Instructions:
Your assignment is to answers the following questions as clearly and as accurately as possible. You are not encouraged to use additional material beyond what was covered on the course syllabus, on the lecture slides, or in your discussion sections. However, you must cite all outside material you use in your essay (MLA or Chicago formatting are each acceptable).
Short Answers: Answer three or the following four questions in around 300 words (each question)
1. According to Q. Kukla, what is discursive injustice? What is an example of discursive injustice not mentioned by Kukla or in lecture?
2. According to E. Swanson, what is a common ground path for a discourse and what would it mean for there to be channels for such common ground paths?
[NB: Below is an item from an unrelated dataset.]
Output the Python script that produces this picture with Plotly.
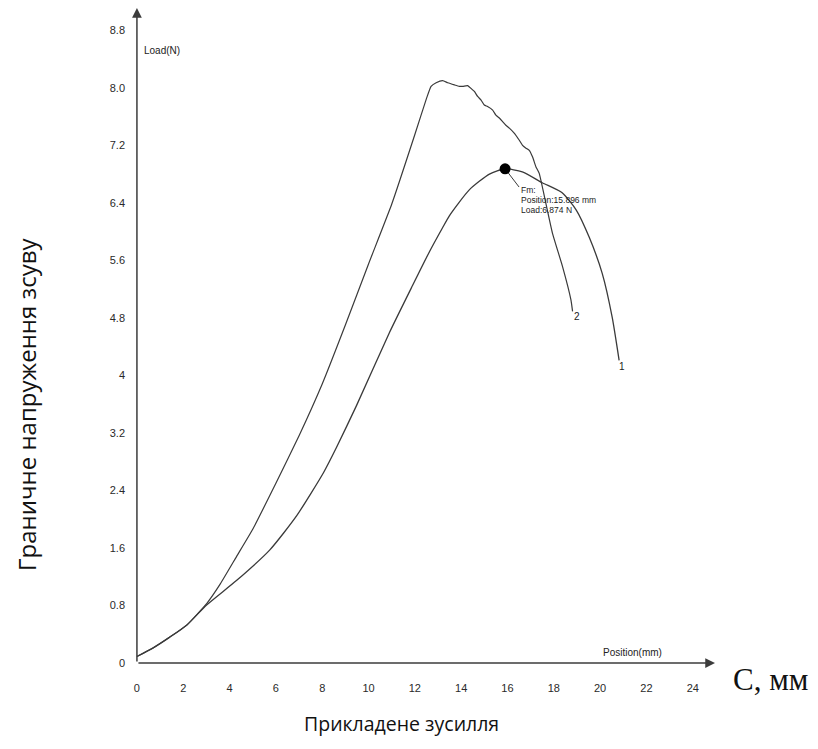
import plotly.graph_objects as go

# ---- data ----
curve1_x = [0.0, 0.7, 1.42, 2.16, 3.02, 4.31, 5.73, 6.90, 8.06, 8.62, 9.48, 10.91, 11.90, 12.63, 13.19,
            13.49, 14.35, 15.22, 15.896, 16.64, 17.50, 18.36, 18.97, 19.53, 20.09, 20.52, 20.82]
curve1_y = [0.09, 0.21, 0.36, 0.53, 0.81, 1.15, 1.57, 2.05, 2.65, 3.00, 3.58, 4.60, 5.25, 5.72, 6.05,
            6.22, 6.58, 6.80, 6.874, 6.83, 6.68, 6.54, 6.30, 5.92, 5.42, 4.81, 4.21]

curve2_x = [0.0, 0.7, 1.42, 2.16, 3.02, 3.6, 4.3, 5.0, 6.0, 7.0, 8.0, 9.0, 10.0,
            11.0, 12.0, 12.5, 12.70, 12.92, 13.20, 13.42, 13.71, 13.92, 14.07, 14.28, 14.43, 14.57,
            14.71, 14.86, 15.00, 15.14, 15.36, 15.50, 15.65, 15.79, 15.93, 16.08, 16.29, 16.51, 16.65,
            16.80, 16.94, 17.08, 17.23, 17.37, 17.66, 17.94, 18.38, 18.74, 18.81]
curve2_y = [0.09, 0.21, 0.36, 0.53, 0.83, 1.10, 1.48, 1.86, 2.50, 3.16, 3.88, 4.70, 5.55,
            6.38, 7.35, 7.85, 8.02, 8.07, 8.10, 8.07, 8.04, 8.02, 8.02, 8.03, 7.99, 7.95,
            7.88, 7.83, 7.76, 7.74, 7.69, 7.62, 7.58, 7.53, 7.48, 7.44, 7.37, 7.27, 7.20,
            7.16, 7.13, 7.04, 6.90, 6.81, 6.39, 5.98, 5.51, 5.05, 4.89]

fm_x = 15.896
fm_y = 6.874
leader_x = [15.896, 16.50]
leader_y = [6.874, 6.62]

x_tickvals = [0, 2, 4, 6, 8, 10, 12, 14, 16, 18, 20, 22, 24]
x_ticktext = [str(v) for v in x_tickvals]
y_tickvals = [0, 0.8, 1.6, 2.4, 3.2, 4.0, 4.8, 5.6, 6.4, 7.2, 8.0, 8.8]
y_ticktext = ["0", "0.8", "1.6", "2.4", "3.2", "4", "4.8", "5.6", "6.4", "7.2", "8.0", "8.8"]

fm_lines = ["Fm:", "Position:15.896 mm", "Load:6.874 N"]

X_MAX = 24.96
Y_MAX = 9.11
LINE = "#3a3a3a"
TICKFONT = dict(family="Liberation Sans", size=11, color="#2a2a2a")
SMALL = dict(family="Liberation Sans", size=10, color="#222222")

# page body has an 8px margin, so all pixel targets are shifted by it
OFF = 8
W, H = 818 - OFF, 749 - 2 * OFF
L = 136 - OFF
T = 8 - OFF
plot_right = 715 - OFF
plot_bottom = 663 - OFF
R = W - plot_right
B = H - plot_bottom
pw, ph = W - L - R, H - T - B


def px_to_paper(px, py):
    return (px - OFF - L) / pw, (plot_bottom - (py - OFF)) / ph


fig = go.Figure()
fig.add_trace(go.Scatter(x=curve1_x, y=curve1_y, mode="lines",
                         line=dict(color=LINE, width=1.3, shape="spline", smoothing=0.6),
                         hoverinfo="skip"))
fig.add_trace(go.Scatter(x=curve2_x, y=curve2_y, mode="lines",
                         line=dict(color=LINE, width=1.2, shape="spline", smoothing=0.4),
                         hoverinfo="skip"))
fig.add_trace(go.Scatter(x=leader_x, y=leader_y, mode="lines",
                         line=dict(color=LINE, width=1), hoverinfo="skip"))
fig.add_trace(go.Scatter(x=[fm_x], y=[fm_y], mode="markers",
                         marker=dict(color="black", size=11), hoverinfo="skip"))

ann = []
# axis arrows
ann.append(dict(x=X_MAX, y=0, ax=0, ay=0, xref="x", yref="y", axref="x", ayref="y",
                showarrow=True, arrowhead=2, arrowsize=1.3, arrowwidth=1.5, arrowcolor="#3c3c3c",
                text=""))
ann.append(dict(x=0, y=Y_MAX, ax=0, ay=0, xref="x", yref="y", axref="x", ayref="y",
                showarrow=True, arrowhead=2, arrowsize=1.3, arrowwidth=1.5, arrowcolor="#3c3c3c",
                text=""))
# axis captions inside chart
ann.append(dict(x=0.2, y=8.52, xref="x", yref="y", text="Load(N)", showarrow=False,
                xanchor="left", yanchor="middle", font=SMALL))
ann.append(dict(x=21.4, y=0.15, xref="x", yref="y", text="Position(mm)", showarrow=False,
                xanchor="center", yanchor="middle", font=SMALL))
# curve numbers
ann.append(dict(x=20.95, y=4.12, xref="x", yref="y", text="1", showarrow=False,
                xanchor="center", yanchor="middle", font=SMALL))
ann.append(dict(x=19.0, y=4.82, xref="x", yref="y", text="2", showarrow=False,
                xanchor="center", yanchor="middle", font=SMALL))
# Fm annotation
for i, t in enumerate(fm_lines):
    ann.append(dict(x=16.50, y=6.58 - i * 0.14, xref="x", yref="y", text=t, showarrow=False,
                    xanchor="left", yanchor="middle",
                    font=dict(family="Liberation Sans", size=8.5, color="#222")))

# outer labels
xp, yp = px_to_paper(27, 405)
ann.append(dict(x=xp, y=yp, xref="paper", yref="paper", text="Граничне напруження зсуву",
                showarrow=False, textangle=-90, xanchor="center", yanchor="middle",
                font=dict(family="Open Sans", size=24, color="#111")))
xp, yp = px_to_paper(401, 739)
ann.append(dict(x=xp, y=yp, xref="paper", yref="paper", text="Прикладене зусилля",
                showarrow=False, xanchor="center", yanchor="bottom",
                font=dict(family="Open Sans", size=19.5, color="#111")))
xp, yp = px_to_paper(731, 679)
ann.append(dict(x=xp, y=yp, xref="paper", yref="paper", text="С, мм",
                showarrow=False, xanchor="left", yanchor="middle",
                font=dict(family="Liberation Serif", size=31, color="#111")))

fig.update_layout(
    annotations=ann,
    width=W, height=H,
    margin=dict(l=L, r=R, t=T, b=B, pad=0, autoexpand=False),
    paper_bgcolor="white", plot_bgcolor="white",
    showlegend=False,
    xaxis=dict(range=[-0.04, X_MAX], tickvals=x_tickvals, ticktext=x_ticktext,
               showgrid=False, zeroline=False, showline=False, ticks="",
               tickfont=TICKFONT, ticklabelstandoff=17, fixedrange=True),
    yaxis=dict(range=[0, Y_MAX], tickvals=y_tickvals, ticktext=y_ticktext,
               showgrid=False, zeroline=False, showline=False, ticks="",
               tickfont=TICKFONT, ticklabelstandoff=10, fixedrange=True),
)

fig.write_html("out.html")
3. I. Maitra develops an account of what she calls basic positional authority in a social group. According to Maitra, what is required in order for one agent to have basic positional authority over the other members of a group?
4. E. Camp focuses on the philosophical implications of insinuation. What is one of Camp’s examples of insinuation?
What does Camp mean when she claims that insinuations can be speaker meant (e.g. communicated by speakers) without being common ground among the members of a conversation?
Long Answers: Answer two of the following three questions in around 600 words (each question)
5. H.P. Grice developed a pragmatic account of human language use which centered on what he called the cooperative principle.
What, according to Grice, is the cooperative principle?
Do cases of discursive injustice, conversational silencing, or insinuation provide a good objection to Grice’s claim about the role of the cooperative principle in human language use?
How, if at all, should Grice’s claims about the role of the cooperative principle in human language use be revised?
6. In his paper, “Provincialism in Pragmatics” J. Armstrong argues that dynamic pragmatic models of communication apply to other social animals in addition to humans. In developing this claim, Armstrong focuses on the affiliative vocalizations of baboons.
What does Armstrong mean when he claims that the affiliative vocalizations of baboons are context-sensitive devices of communication which both depend on the prior state of the social context and serve to update that social context in specific ways?
Do you agree that affiliative vocalizations of baboons are context-sensitive in this way? Why or why not?
7. This class has explored the nature of social communication in general, and linguistic communication in particular, through the lens of dynamic pragmatics.
What is pragmatics? What does it mean to provide a dynamic approach to pragmatics?
Do dynamic approaches to pragmatics provide an illuminating way to understand the ways that humans communicate through the use of language? Why or why not?